* Task goal *
Starting at the line that contains "Convert this chart to matplotlib code." and stopping after the line that contains "plt.rcParams['mathtext.rm'] = 'Liberation", copy the lines exactly. Pictures are left out.

☆ ☆ ☆

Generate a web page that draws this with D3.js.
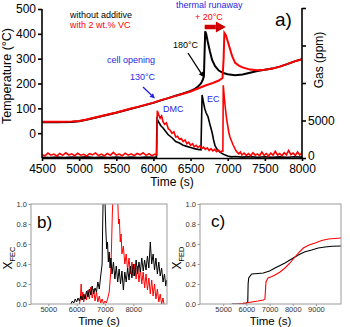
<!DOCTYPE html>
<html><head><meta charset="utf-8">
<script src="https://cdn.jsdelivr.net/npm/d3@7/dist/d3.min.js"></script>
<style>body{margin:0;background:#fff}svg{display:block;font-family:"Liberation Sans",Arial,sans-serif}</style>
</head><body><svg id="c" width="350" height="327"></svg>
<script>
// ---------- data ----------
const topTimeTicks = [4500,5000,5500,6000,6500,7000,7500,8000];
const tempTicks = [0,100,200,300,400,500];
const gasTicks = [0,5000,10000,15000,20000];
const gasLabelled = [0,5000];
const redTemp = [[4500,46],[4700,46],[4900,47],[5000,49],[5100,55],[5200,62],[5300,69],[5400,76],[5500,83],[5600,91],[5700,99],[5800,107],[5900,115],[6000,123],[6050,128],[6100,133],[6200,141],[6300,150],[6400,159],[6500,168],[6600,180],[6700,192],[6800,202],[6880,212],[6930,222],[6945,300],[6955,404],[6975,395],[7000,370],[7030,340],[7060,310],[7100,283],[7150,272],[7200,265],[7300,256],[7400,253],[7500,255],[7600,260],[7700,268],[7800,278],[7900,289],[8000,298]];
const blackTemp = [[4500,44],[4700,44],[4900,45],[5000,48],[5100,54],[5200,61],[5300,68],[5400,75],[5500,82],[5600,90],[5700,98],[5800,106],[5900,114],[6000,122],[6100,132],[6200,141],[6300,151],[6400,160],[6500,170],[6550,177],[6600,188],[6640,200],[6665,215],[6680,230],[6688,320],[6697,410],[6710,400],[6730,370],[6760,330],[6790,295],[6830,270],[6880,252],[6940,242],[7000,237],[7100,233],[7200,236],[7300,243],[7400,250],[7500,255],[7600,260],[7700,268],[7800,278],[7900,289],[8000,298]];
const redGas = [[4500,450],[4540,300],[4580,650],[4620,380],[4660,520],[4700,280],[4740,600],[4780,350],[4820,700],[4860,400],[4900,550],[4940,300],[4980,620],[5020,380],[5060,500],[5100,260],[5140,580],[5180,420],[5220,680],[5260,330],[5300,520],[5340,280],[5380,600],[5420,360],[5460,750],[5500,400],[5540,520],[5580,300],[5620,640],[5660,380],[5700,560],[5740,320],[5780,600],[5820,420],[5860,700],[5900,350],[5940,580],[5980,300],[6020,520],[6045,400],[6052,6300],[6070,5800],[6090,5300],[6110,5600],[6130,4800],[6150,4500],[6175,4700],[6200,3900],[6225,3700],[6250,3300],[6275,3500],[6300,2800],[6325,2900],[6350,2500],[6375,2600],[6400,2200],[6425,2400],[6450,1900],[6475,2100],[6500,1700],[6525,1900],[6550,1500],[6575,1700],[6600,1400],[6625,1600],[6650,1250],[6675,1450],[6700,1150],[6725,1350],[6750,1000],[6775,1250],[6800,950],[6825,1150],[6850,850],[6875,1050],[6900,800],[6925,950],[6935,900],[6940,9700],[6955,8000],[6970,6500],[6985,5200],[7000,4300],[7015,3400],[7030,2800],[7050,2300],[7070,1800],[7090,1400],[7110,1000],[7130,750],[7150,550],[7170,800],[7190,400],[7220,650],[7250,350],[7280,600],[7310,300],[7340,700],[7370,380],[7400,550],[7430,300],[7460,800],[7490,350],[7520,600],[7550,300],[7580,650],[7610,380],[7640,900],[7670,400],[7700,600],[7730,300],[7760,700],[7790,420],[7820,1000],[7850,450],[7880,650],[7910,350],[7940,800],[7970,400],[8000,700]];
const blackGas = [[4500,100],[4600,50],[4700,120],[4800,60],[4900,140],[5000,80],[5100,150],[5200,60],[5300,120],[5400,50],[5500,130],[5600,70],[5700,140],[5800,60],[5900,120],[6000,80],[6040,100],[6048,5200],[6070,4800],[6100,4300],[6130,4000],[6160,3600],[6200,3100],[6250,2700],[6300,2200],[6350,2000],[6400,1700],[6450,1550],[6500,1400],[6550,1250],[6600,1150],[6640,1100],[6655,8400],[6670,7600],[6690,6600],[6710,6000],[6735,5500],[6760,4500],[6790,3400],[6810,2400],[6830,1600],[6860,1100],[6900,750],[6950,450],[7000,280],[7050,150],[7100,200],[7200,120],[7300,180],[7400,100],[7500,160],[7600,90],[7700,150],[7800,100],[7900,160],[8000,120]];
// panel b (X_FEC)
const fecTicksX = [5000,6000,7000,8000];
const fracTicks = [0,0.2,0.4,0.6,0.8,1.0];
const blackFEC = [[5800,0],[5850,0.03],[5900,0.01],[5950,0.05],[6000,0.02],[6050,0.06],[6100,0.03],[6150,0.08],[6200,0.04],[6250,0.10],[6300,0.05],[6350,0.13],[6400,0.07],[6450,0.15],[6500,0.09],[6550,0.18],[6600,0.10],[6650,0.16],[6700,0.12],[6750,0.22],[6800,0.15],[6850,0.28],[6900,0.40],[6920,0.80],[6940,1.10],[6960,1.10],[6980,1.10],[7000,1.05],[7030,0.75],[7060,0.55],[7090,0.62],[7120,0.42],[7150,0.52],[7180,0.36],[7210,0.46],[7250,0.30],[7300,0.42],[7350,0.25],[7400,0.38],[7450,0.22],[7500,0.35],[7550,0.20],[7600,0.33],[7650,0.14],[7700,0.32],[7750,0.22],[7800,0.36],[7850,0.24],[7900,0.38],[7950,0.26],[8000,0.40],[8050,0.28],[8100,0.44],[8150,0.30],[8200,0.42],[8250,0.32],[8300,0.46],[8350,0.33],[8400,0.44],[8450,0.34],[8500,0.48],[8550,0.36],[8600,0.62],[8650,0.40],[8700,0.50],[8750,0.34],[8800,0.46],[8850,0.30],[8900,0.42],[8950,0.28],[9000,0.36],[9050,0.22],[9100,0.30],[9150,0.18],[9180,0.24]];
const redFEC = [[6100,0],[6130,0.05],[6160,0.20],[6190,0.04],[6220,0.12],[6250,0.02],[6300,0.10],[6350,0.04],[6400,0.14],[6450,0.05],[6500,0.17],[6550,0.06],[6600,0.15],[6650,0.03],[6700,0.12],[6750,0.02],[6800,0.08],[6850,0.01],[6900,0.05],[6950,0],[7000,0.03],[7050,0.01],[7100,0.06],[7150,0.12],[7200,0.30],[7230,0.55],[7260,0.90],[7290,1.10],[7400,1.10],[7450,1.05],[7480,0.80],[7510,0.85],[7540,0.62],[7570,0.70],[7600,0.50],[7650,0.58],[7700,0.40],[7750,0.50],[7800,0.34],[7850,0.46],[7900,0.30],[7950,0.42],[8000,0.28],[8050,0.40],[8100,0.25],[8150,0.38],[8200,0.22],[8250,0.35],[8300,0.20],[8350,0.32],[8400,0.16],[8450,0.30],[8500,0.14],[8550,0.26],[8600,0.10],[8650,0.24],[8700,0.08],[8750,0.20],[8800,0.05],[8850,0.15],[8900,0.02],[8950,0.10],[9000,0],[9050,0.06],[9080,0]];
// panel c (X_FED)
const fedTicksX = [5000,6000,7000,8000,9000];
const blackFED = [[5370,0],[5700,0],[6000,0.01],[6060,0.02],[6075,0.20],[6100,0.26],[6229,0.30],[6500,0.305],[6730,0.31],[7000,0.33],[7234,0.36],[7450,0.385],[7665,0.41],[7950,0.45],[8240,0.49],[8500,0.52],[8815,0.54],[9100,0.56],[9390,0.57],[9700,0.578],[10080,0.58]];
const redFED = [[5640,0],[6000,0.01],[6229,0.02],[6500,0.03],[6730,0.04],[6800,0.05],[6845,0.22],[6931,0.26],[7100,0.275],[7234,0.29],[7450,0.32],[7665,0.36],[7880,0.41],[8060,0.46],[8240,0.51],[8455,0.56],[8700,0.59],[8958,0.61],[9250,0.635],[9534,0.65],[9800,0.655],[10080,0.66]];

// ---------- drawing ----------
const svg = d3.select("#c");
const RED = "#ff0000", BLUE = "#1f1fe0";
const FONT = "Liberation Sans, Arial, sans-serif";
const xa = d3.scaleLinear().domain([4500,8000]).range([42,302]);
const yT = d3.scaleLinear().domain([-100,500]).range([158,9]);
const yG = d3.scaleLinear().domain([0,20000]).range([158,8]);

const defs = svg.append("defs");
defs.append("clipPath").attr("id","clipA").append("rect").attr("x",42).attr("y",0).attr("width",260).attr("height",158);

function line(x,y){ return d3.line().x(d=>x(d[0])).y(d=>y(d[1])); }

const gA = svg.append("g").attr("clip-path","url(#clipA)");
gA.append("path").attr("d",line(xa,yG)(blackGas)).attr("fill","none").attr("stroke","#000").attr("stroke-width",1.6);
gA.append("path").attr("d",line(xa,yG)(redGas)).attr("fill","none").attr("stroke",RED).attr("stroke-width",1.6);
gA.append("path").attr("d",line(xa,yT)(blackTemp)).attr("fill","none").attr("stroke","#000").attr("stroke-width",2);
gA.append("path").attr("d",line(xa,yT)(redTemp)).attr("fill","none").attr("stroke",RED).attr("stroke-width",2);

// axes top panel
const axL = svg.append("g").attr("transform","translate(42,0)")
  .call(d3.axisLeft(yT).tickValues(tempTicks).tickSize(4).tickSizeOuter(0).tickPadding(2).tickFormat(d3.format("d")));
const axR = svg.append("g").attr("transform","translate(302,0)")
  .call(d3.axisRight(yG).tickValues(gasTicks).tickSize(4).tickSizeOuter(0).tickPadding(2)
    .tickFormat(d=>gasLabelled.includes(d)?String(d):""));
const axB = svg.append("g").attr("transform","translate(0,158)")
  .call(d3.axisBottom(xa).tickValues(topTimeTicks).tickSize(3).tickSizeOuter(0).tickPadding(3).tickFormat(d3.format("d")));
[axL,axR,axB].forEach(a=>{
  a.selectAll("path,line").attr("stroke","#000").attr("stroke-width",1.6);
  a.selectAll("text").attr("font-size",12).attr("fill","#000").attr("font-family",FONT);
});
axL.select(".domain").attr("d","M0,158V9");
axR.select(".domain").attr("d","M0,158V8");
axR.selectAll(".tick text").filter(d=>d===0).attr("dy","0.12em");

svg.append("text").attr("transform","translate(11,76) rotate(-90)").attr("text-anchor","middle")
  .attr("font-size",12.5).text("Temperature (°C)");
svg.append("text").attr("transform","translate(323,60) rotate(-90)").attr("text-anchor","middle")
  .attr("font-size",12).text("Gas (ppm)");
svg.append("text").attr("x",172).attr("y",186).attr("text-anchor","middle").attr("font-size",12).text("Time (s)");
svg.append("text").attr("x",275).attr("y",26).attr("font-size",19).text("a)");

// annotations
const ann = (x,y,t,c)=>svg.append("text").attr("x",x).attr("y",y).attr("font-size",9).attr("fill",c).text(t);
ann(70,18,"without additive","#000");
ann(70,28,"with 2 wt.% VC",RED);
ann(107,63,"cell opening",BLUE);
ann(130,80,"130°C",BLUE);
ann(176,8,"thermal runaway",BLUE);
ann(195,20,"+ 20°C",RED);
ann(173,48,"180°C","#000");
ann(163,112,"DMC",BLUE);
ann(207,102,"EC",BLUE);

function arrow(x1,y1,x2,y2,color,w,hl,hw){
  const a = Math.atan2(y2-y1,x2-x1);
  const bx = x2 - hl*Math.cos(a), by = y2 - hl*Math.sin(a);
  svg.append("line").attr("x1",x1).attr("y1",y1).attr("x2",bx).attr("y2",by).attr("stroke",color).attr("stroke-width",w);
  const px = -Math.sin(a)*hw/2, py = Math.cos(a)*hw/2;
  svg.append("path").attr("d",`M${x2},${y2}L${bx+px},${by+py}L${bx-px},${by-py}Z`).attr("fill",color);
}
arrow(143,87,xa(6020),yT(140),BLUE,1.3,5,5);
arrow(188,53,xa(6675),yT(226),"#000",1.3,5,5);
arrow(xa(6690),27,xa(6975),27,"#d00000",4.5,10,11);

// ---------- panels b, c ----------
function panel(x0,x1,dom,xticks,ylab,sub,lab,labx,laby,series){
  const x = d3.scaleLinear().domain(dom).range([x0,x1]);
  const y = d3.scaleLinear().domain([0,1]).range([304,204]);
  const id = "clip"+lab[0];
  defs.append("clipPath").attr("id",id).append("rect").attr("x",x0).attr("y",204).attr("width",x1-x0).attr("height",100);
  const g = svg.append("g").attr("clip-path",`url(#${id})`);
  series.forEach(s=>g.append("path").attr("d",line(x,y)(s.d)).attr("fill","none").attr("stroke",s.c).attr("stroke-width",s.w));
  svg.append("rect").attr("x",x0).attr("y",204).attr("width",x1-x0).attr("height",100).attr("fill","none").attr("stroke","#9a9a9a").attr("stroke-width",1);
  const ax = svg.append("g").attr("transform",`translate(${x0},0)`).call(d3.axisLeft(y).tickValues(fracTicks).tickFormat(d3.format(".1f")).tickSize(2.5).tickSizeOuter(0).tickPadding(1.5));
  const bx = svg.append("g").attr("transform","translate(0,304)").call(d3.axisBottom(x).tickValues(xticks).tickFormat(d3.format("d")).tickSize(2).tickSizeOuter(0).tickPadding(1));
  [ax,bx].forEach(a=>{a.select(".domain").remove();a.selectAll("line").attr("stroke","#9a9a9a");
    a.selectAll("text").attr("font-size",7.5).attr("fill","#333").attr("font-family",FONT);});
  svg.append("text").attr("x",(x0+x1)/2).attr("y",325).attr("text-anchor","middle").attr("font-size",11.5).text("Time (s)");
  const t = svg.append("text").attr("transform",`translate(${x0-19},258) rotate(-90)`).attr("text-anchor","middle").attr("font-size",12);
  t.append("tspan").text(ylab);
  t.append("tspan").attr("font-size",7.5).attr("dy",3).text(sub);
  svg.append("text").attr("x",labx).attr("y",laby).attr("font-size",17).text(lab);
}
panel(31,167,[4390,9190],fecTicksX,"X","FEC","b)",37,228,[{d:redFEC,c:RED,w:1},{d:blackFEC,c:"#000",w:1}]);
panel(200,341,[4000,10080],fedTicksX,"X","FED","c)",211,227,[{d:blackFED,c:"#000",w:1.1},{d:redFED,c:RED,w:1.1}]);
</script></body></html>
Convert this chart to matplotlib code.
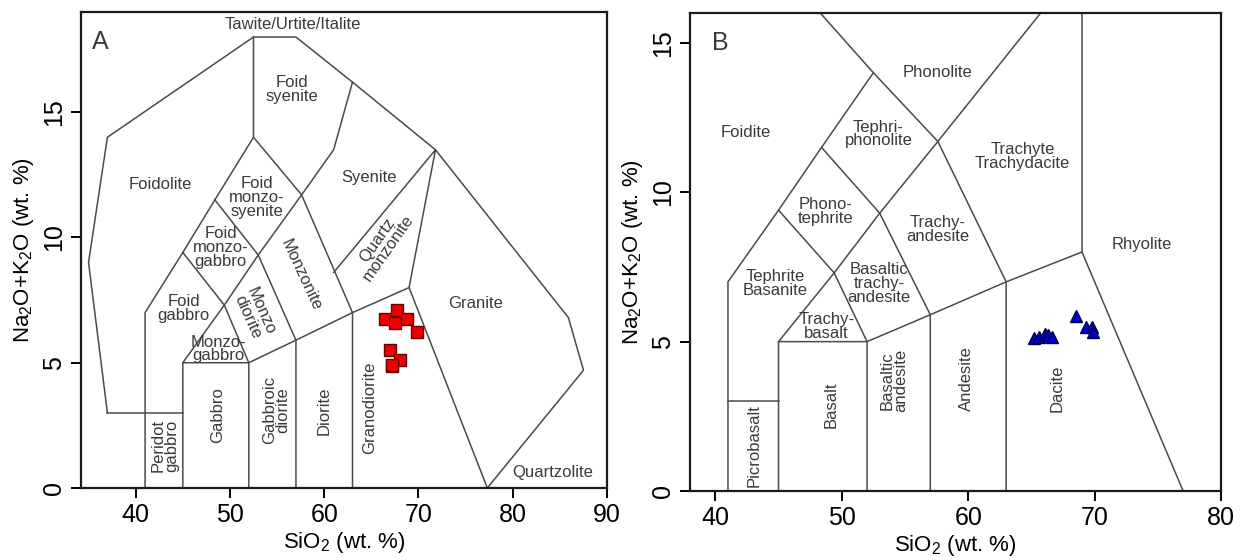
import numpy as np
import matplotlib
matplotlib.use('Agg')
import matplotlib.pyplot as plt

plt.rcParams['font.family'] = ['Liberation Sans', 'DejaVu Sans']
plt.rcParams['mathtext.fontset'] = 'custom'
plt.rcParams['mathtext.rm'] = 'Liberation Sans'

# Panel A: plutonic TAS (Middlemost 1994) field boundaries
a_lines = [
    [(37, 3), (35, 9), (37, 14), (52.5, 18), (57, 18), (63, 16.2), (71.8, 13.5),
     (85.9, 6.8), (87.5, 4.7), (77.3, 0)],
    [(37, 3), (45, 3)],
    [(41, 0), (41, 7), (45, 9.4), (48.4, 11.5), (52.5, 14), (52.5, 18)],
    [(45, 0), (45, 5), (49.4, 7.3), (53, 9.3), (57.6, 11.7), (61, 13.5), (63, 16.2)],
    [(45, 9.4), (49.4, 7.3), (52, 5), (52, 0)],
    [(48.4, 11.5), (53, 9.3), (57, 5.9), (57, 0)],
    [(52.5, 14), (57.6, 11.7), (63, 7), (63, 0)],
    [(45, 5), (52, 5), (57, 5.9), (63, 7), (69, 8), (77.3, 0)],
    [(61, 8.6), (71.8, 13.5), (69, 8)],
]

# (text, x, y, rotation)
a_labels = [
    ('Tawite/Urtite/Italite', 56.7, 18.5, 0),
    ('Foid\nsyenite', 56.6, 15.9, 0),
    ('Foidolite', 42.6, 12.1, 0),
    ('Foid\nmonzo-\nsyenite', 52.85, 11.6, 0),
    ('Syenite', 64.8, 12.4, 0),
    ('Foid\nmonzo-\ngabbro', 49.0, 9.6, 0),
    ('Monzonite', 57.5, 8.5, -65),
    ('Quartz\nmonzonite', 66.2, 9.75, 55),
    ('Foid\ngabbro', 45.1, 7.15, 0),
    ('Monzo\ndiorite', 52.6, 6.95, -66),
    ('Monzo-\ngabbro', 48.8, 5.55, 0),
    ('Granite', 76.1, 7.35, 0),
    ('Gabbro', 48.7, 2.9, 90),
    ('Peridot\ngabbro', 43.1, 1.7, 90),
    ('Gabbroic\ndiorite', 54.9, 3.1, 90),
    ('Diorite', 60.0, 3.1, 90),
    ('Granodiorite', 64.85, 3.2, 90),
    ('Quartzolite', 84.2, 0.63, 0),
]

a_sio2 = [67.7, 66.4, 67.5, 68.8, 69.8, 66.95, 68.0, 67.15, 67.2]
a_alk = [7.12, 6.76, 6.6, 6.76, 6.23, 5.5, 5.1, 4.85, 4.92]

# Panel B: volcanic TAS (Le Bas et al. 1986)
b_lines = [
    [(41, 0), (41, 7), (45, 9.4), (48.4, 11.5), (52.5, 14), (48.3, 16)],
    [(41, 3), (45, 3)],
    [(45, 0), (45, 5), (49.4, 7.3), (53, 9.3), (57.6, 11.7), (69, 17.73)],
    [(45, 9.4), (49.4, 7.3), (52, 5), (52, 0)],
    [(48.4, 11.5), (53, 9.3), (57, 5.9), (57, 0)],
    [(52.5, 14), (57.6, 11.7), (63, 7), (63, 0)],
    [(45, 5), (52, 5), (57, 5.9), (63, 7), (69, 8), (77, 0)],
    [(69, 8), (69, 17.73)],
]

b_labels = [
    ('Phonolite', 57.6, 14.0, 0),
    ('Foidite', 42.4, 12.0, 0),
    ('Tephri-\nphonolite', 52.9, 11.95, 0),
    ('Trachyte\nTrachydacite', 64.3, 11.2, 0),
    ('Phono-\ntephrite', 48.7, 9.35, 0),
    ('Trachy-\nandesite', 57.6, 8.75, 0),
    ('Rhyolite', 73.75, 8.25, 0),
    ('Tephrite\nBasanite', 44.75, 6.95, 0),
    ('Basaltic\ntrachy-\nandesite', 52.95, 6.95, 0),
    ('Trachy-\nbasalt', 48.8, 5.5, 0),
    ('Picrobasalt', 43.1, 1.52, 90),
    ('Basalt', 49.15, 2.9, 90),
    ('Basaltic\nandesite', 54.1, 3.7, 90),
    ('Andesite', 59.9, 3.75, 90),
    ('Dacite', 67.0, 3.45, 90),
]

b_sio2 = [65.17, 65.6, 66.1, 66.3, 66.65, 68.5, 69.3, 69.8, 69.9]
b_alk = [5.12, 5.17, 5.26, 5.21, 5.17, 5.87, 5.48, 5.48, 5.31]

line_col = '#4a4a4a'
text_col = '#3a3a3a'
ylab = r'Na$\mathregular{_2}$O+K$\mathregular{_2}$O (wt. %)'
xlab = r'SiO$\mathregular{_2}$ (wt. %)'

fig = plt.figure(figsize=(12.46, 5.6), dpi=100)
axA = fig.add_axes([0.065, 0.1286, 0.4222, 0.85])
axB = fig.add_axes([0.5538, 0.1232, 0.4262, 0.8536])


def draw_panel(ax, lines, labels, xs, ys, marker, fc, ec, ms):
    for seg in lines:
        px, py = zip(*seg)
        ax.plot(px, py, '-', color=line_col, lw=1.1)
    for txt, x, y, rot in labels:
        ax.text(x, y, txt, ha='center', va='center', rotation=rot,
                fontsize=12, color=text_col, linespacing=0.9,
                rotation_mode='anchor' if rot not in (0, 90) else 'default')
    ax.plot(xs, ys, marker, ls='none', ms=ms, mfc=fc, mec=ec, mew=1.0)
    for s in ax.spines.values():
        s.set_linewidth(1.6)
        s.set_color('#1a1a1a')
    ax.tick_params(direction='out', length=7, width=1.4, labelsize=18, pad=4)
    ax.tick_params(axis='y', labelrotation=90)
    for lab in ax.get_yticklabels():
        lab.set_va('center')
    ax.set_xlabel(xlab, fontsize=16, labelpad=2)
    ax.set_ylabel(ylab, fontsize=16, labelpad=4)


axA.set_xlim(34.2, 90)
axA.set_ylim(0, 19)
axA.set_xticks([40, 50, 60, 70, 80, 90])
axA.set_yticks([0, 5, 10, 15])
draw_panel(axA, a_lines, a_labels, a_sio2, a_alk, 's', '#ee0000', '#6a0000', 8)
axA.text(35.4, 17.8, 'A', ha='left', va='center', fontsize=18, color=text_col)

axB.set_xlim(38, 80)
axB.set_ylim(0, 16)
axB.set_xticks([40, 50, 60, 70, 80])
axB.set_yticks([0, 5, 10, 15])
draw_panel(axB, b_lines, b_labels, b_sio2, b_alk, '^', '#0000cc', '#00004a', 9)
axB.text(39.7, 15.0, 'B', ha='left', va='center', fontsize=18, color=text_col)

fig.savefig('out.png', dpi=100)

☆ ☆ ☆

* Result *
Convert this chart to matplotlib code.
import numpy as np
import matplotlib
matplotlib.use('Agg')
import matplotlib.pyplot as plt

plt.rcParams['font.family'] = ['Liberation Sans', 'DejaVu Sans']
plt.rcParams['mathtext.fontset'] = 'custom'
plt.rcParams['mathtext.rm'] = 'Liberation Sans'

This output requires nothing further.